Below is a conceptual snippet that outlines how you might implement a walk-forward approach with the same GMM + polynomial regression strategy. (Note: This is illustrative; you would need to adapt it to your exact code structure.)

import numpy as np
import pandas as pd
from sklearn.mixture import GaussianMixture
from sklearn.linear_model import LinearRegression
from sklearn.preprocessing import PolynomialFeatures
from sklearn.pipeline import make_pipeline

# Let's assume 'data' is a DataFrame with columns ['Date', 'Close', 'Date_Ordinal']

# Sort data by Date
data = data.sort_values('Date').reset_index(drop=True)

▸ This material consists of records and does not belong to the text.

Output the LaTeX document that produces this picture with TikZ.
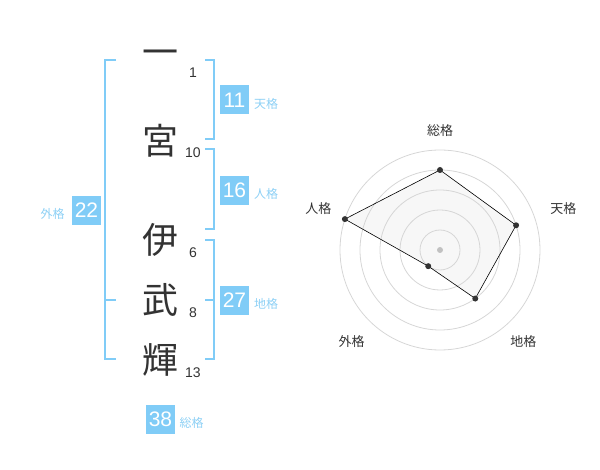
\documentclass[tikz,border=0pt]{standalone}
\usepackage{fontspec}
\setmainfont{Liberation Sans}
\newfontfamily\jp{Noto Sans CJK JP}
\definecolor{kakublue}{HTML}{80CCF7}
\definecolor{kakutext}{HTML}{8DD0F5}
\definecolor{moji}{HTML}{333333}
\definecolor{ring}{HTML}{D6D6D6}
\tikzset{
  kanji/.style={text=moji, inner sep=0pt, font=\jp\fontsize{36}{36}\selectfont},
  kakusu/.style={text=moji, inner sep=0pt, font=\fontsize{14}{14}\selectfont},
  kakubox/.style={fill=kakublue, text=white, minimum size=29pt, inner sep=0pt, font=\fontsize{21}{21}\selectfont},
  kakuname/.style={text=kakutext, inner sep=0pt, font=\jp\fontsize{12}{12}\selectfont},
  bracket/.style={draw=kakublue, line width=2pt},
  radarname/.style={text=moji, inner sep=0pt, font=\jp\fontsize{13}{13}\selectfont}
}
\begin{document}
\begin{tikzpicture}[x=1pt, y=-1pt]
\useasboundingbox (0,0) rectangle (600,470);

\foreach \c/\y/\n/\m [count=\i] in {一/58/1/73, 宮/141/10/153, 伊/240/6/253, 武/300/8/313, 輝/360/13/373}
{
    \node[kanji] (c\i) at (160,\y) {\c};
    \node[kakusu] (n\i) at (193,\m) {\n};
}

\draw[bracket] (116,60)--(105,60)--(105,359)--(116,359);
\draw[bracket] (105,300)--(116,300);
\draw[bracket] (205,60)--(214,60)--(214,139)--(205,139);
\draw[bracket] (205,149)--(214,149)--(214,229)--(205,229);
\draw[bracket] (205,240)--(214,240)--(214,359)--(205,359);
\draw[bracket] (205,300)--(214,300);

\foreach \v/\x/\y/\k/\lx/\ly in {11/234.5/100/天格/266/104, 16/234.5/190.3/人格/266/194, 22/86.5/210.3/外格/52.7/214, 27/234.5/300.3/地格/266/304, 38/160.5/419.3/総格/191.7/422.7}
{
    \node[kakubox] (b\v) at (\x,\y) {\v};
    \node[kakuname] (k\v) at (\lx,\ly) {\k};
}

\begin{scope}[shift={(440,250)}, y=1pt]
\foreach \name/\a/\v in {sou/90/4, ten/18/4, chi/-54/3, gai/-126/1, jin/162/5}
{
    \coordinate (p\name) at (\a:{\v*20});
}
\fill[gray!6] (psou)--(pten)--(pchi)--(pgai)--(pjin)--cycle;
\foreach \r in {20,40,...,100}
{
    \draw[ring, line width=0.8pt] (0,0) circle (\r pt);
}
\fill[ring!90!black] (0,0) circle (3pt);
\draw[line width=0.6pt] (psou)--(pten)--(pchi)--(pgai)--(pjin)--cycle;
\foreach \name in {sou,ten,chi,gai,jin}
{
    \fill[moji] (p\name) circle (3pt);
}
\foreach \name/\k/\x/\y in {sou/総格/0/119.3, ten/天格/123.3/41.7, chi/地格/83.3/-91.7, gai/外格/-88.3/-91.7, jin/人格/-121.7/41.7}
{
    \node[radarname] (l\name) at (\x,\y) {\k};
}
\end{scope}
\end{tikzpicture}
\end{document}
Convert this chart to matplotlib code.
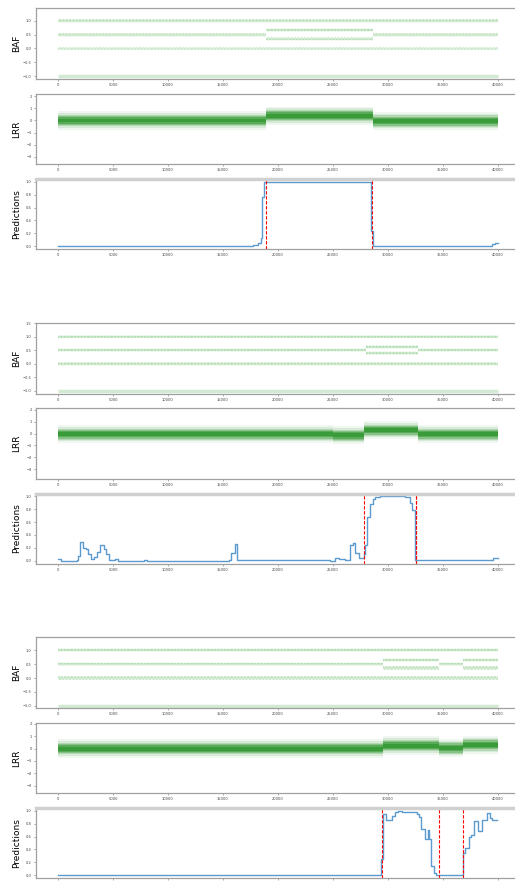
import matplotlib
matplotlib.use('Agg')
import matplotlib.pyplot as plt

# ---- data (positions in probe index) ----
x_ticks = list(range(0, 40001, 5000))
n_probes = 40000

# LRR: (start, end, level) of each copy-number segment
lrr_segments_1 = [(0, 18900, 0.0), (18900, 28600, 0.4), (28600, 40000, -0.05)]
lrr_segments_2 = [(0, 25000, -0.05), (25000, 27850, -0.15), (27850, 32700, 0.28), (32700, 40000, -0.05)]
lrr_segments_3 = [(0, 29500, 0.0), (29500, 34600, 0.25), (34600, 36800, 0.05), (36800, 40000, 0.3)]

# BAF: (start, end, centre) of each genotype cluster
baf_bands_1 = [(0, 40000, 1.0), (0, 40000, 0.0), (0, 18900, 0.5),
               (18900, 28600, 0.35), (18900, 28600, 0.67), (28600, 40000, 0.5)]
baf_bands_2 = [(0, 40000, 1.0), (0, 40000, 0.0), (0, 28000, 0.5),
               (28000, 32700, 0.38), (28000, 32700, 0.62), (32700, 40000, 0.5)]
baf_bands_3 = [(0, 40000, 1.0), (0, 40000, 0.0), (0, 29500, 0.5),
               (29500, 34600, 0.36), (29500, 34600, 0.64), (34600, 36800, 0.5),
               (36800, 40000, 0.36), (36800, 40000, 0.64)]
baf_missing = -1.0

# model predictions, step positions and values
pred_x_1 = [0, 17750, 18200, 18420, 18540, 18750, 27300, 28450, 28670, 29000, 39480, 39720, 40000]
pred_y_1 = [0.0, 0.02, 0.06, 0.13, 0.76, 1.0, 0.99, 0.23, 0.01, 0.0, 0.03, 0.06, 0.06]

pred_x_2 = [0, 310, 1690, 1840, 2025, 2300, 2515, 2760, 3005, 3280, 3525, 3830, 4140, 4350,
            4600, 5150, 5425, 7810, 8120, 15545, 15755, 16065, 16310, 17270, 17730, 24000,
            24750, 25160, 25530, 26130, 26520, 26830, 27040, 27340, 27820, 27940, 28090,
            28400, 28610, 28850, 29300, 31570, 31960, 32170, 32410, 33000, 39500, 40000]
pred_y_2 = [0.03, 0.0, 0.02, 0.08, 0.29, 0.2, 0.18, 0.1, 0.03, 0.06, 0.13, 0.25, 0.18, 0.1,
            0.01, 0.03, 0.0, 0.01, 0.0, 0.01, 0.12, 0.26, 0.01, 0.02, 0.01, 0.02,
            0.0, 0.04, 0.03, 0.02, 0.25, 0.27, 0.12, 0.04, 0.1, 0.25, 0.68,
            0.88, 0.95, 0.98, 1.0, 0.98, 0.9, 0.78, 0.02, 0.01, 0.04, 0.04]

pred_x_3 = [0, 29330, 29550, 29850, 30350, 30600, 30900, 31300, 32000, 32640, 32790, 33030,
            33390, 33600, 33760, 33940, 34150, 34400, 36500, 36820, 36970, 37330, 37550,
            37780, 38150, 38500, 39000, 39300, 39450, 39900]
pred_y_3 = [0.0, 0.25, 0.95, 0.86, 0.92, 0.98, 0.99, 0.98, 0.975, 0.95, 0.9, 0.72,
            0.56, 0.7, 0.56, 0.15, 0.03, 0.0, 0.01, 0.35, 0.43, 0.6, 0.63,
            0.84, 0.68, 0.85, 0.96, 0.89, 0.86, 0.86]

# true breakpoints (red dashed lines)
breaks_1 = [18909, 28573]
breaks_2 = [27822, 32520, 32570]
breaks_3 = [29460, 34620, 36800]

baf_ylim = [(-1.1, 1.46), (-1.1, 1.52), (-1.08, 1.48)]
lrr_ylim = [(-3.6, 2.19), (-3.78, 2.11), (-3.6, 2.08)]

W, H = 515, 882
SPINE = '#a0a0a0'


def style_axis(ax):
    for side in ax.spines:
        ax.spines[side].set_color(SPINE)
        ax.spines[side].set_linewidth(0.9)
    ax.tick_params(labelsize=2.6, length=1.5, width=0.5, color='#888888',
                   labelcolor='#444444', pad=1.5)
    ax.set_xlim(-2000, 42000)
    ax.set_xticks(x_ticks)


def add_axes(top_px, height_px):
    left, right = 36, 520
    return fig.add_axes([left / W, 1 - (top_px + height_px) / H, (right - left) / W, height_px / H])


def band(ax, start, end, lo, hi, **kw):
    ax.fill_between([start, end], [lo, lo], [hi, hi], lw=0, **kw)


def plot_baf(ax, bands, ylim):
    for start, end, centre in bands:
        band(ax, start, end, centre - 0.07, centre + 0.07, color='#8fd08f', alpha=0.12)
        band(ax, start, end, centre - 0.035, centre + 0.035, color='#4caf4c', alpha=0.18)
        band(ax, start, end, centre - 0.06, centre + 0.06, facecolor='none',
             edgecolor='#6cc06c', hatch='.....', alpha=0.35)
    ax.plot([0, n_probes], [baf_missing] * 2, color='#d2e9d2', lw=2.5, solid_capstyle='butt')
    ax.set_ylim(*ylim)
    ticks = [-1.0, -0.5, 0.0, 0.5, 1.0]
    if ylim[1] >= 1.5:
        ticks.append(1.5)
    ax.set_yticks(ticks)
    ax.set_ylabel('BAF', fontsize=6.5)


def plot_lrr(ax, segments, ylim):
    for start, end, level in segments:
        for half, alpha in [(0.75, 0.06), (0.6, 0.1), (0.47, 0.16), (0.37, 0.25),
                            (0.27, 0.33), (0.16, 0.35)]:
            band(ax, start, end, level - half, level + half, color='green', alpha=alpha)
    ax.set_ylim(*ylim)
    ax.set_yticks([-3, -2, -1, 0, 1, 2])
    ax.set_ylabel('LRR', fontsize=6.5)


def plot_pred(ax, xs, ys, breaks):
    ax.step(xs, ys, where='post', color='#5b9bd0', lw=1.0)
    for b in breaks:
        ax.axvline(b, color='red', lw=0.8, ls=(0, (3, 1.5)))
    ax.set_ylim(-0.04, 1.04)
    ax.set_yticks([0.0, 0.2, 0.4, 0.6, 0.8, 1.0])
    ax.spines['top'].set_color('#d0d0d0')
    ax.spines['top'].set_linewidth(2.5)
    ax.set_ylabel('Predictions', fontsize=6.5)


fig = plt.figure(figsize=(W / 100, H / 100), dpi=100)

groups = [
    (8, baf_bands_1, lrr_segments_1, pred_x_1, pred_y_1, breaks_1),
    (322.5, baf_bands_2, lrr_segments_2, pred_x_2, pred_y_2, breaks_2),
    (637, baf_bands_3, lrr_segments_3, pred_x_3, pred_y_3, breaks_3),
]

for i, (top, baf, lrr, px, py, brk) in enumerate(groups):
    ax_baf = add_axes(top, 71)
    ax_lrr = add_axes(top + 86, 70)
    ax_pred = add_axes(top + 171, 70)
    for ax in (ax_baf, ax_lrr, ax_pred):
        style_axis(ax)
    plot_baf(ax_baf, baf, baf_ylim[i])
    plot_lrr(ax_lrr, lrr, lrr_ylim[i])
    plot_pred(ax_pred, px, py, brk)
    for ax in (ax_baf, ax_lrr, ax_pred):
        ax.yaxis.set_label_coords(-0.03, 0.5)
    if i == len(groups) - 1:
        # bottom panel runs off the image edge, its tick labels are not visible
        ax_pred.tick_params(axis='x', labelbottom=False)

fig.savefig('out.png', dpi=100)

# Define a function to fit and predict
def fit_and_predict(train_df, test_df):
    # Prepare training features and target
    X_train = train_df[['Date_Ordinal']].values
    y_train = train_df['Close'].values
    
    # Fit GMM on training
    gmm = GaussianMixture(n_components=3, covariance_type='full', random_state=42)
    gmm.fit(X_train)
    latent_train = gmm.predict_proba(X_train)
    X_latent_train = np.hstack([X_train, latent_train])
    
    # Fit polynomial regression on training
    poly_reg = make_pipeline(PolynomialFeatures(degree=2), LinearRegression())
    poly_reg.fit(X_latent_train, y_train)
    
    # Prepare test features
    X_test = test_df[['Date_Ordinal']].values
    latent_test = gmm.predict_proba(X_test)  # GMM from training
    X_latent_test = np.hstack([X_test, latent_test])
    
    # Predict on test
    y_pred_test = poly_reg.predict(X_latent_test)
    
    return y_pred_test

# Example walk-forward approach:
train_end_dates = ['2021-12-31', '2022-12-31', '2023-12-31']
predictions = []

start_idx = 0
for end_date in train_end_dates:
    # Split data into train up to end_date, test for the next period
    train_df = data[data['Date'] <= end_date]
    test_df = data[(data['Date'] > end_date) & (data['Date'] <= '2024-11-27')]
    
    if len(test_df) == 0:
        break
    
    # Fit model on train and predict on test
    y_pred_test = fit_and_predict(train_df, test_df)
    test_df['Predictions'] = y_pred_test
    
    # Store or evaluate predictions
    predictions.append(test_df)

# Combine predictions
predictions_df = pd.concat(predictions, axis=0)

Key Takeaways from the Example:

• Never train on future data.
• Retrain periodically to simulate the real process of updating your model as new data arrives.
• Evaluate performance on only the out-of-sample predictions generated.

4. Keep Feature Engineering in Check

Ensure none of your features rely on future information. For example, if you’re using moving averages, confirm that they’re calculated only from past prices. Don’t include future bars or you’ll inadvertently introduce look-ahead bias.

5. Validate and Compare with Benchmarks

After adopting a proper approach (train/test split or walk-forward), compare your strategy’s results to a simple benchmark (like buy-and-hold on the index). This ensures that any improvement is real and not an artifact of data leakage or chance.

Final thoughts

Look-ahead bias is a subtle but critical issue that can inflate backtest performance and mislead traders into thinking they have a winning strategy. By understanding how look-ahead bias happens and adopting proper techniques—like train/test splits and walk-forward analysis—you can create more robust models that stand a better chance in live markets.

Key Points to Remember:

1. Never train on future data for any part of your model or signal generation.
2. Adopt realistic backtesting procedures that replicate how you’d receive and process data in real-time.
3. Evaluate performance out-of-sample and avoid relying on in-sample metrics.

By following these steps, you’ll be well on your way to mitigating look-ahead bias and building more reliable trading strategies.